Sunday, December 25, 2016

Midlife Crisis

Happy Holidays and Merry Christmas!

Thank you to everyone who has taken the time out their busy lives to read my blog, watch my little girl's videos, or check out my book! I find myself in unfamiliar territory this holiday season. Christmas just wasn't the same, being so far away from our family.

As my thoughts were drifting to days gone by, it occurred to me that some may view my new found hobbies as a midlife crisis. The truth is, even as a child, I always wanted to write. Now that my 38th birthday has come and gone, I find myself with an emptiness I attribute to now living so far away from two of our children, so I guess I jumped into new ventures and trying new things as a result.

First, I began this blog, feeling like it would be a fun way to document our story. I continue it now because it makes me happy. Next, I jumped into being a beauty consultant. Though I've never been very talented with girly things such as hair and make up, I knew I could learn a lot and maybe even make some extra cash. Well, I learned a lot...I'll leave it at that. Most recently, I decided to write a book. I'd always wanted to, and though it will not likely amount to much monetarily, it was a fun process that I got to, in part, share with my daughter.

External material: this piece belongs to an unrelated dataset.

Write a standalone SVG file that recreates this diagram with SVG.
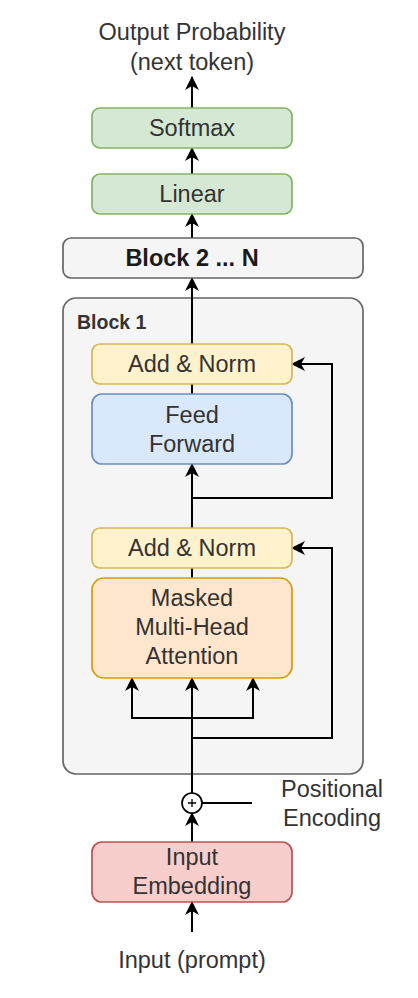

I guess what I'm trying to say is, I've come to the conclusion that I'm not having a midlife crisis. Not yet anyway. I've merely reached the age and the place in my life that I'm finally comfortable trying anything I want to, regardless of what others may think about it. So what if my blog has a small following? I'm admittidly the very worse make up sells lady I've ever seen. My book may not even sell enough copies to pay me minimum wage for the time I spent writting it.

It doesn't matter. My children see this new found bravery in their mother that will hopefully encourage them not to pass on life for fear of failure. Sink or swim, my husband loves me regardless. At the end of the day, they are proud of me.

So why wait? Try everything you can and laugh at yourself along the way. You are never too young to chase your dreams and never too old to have new ones! After all, you only live once. Don't miss out out great experiences because you are afraid of failure. Instead, fear never knowing because you were too afraid to try.

Hope you all had a truly wonderful Christmas!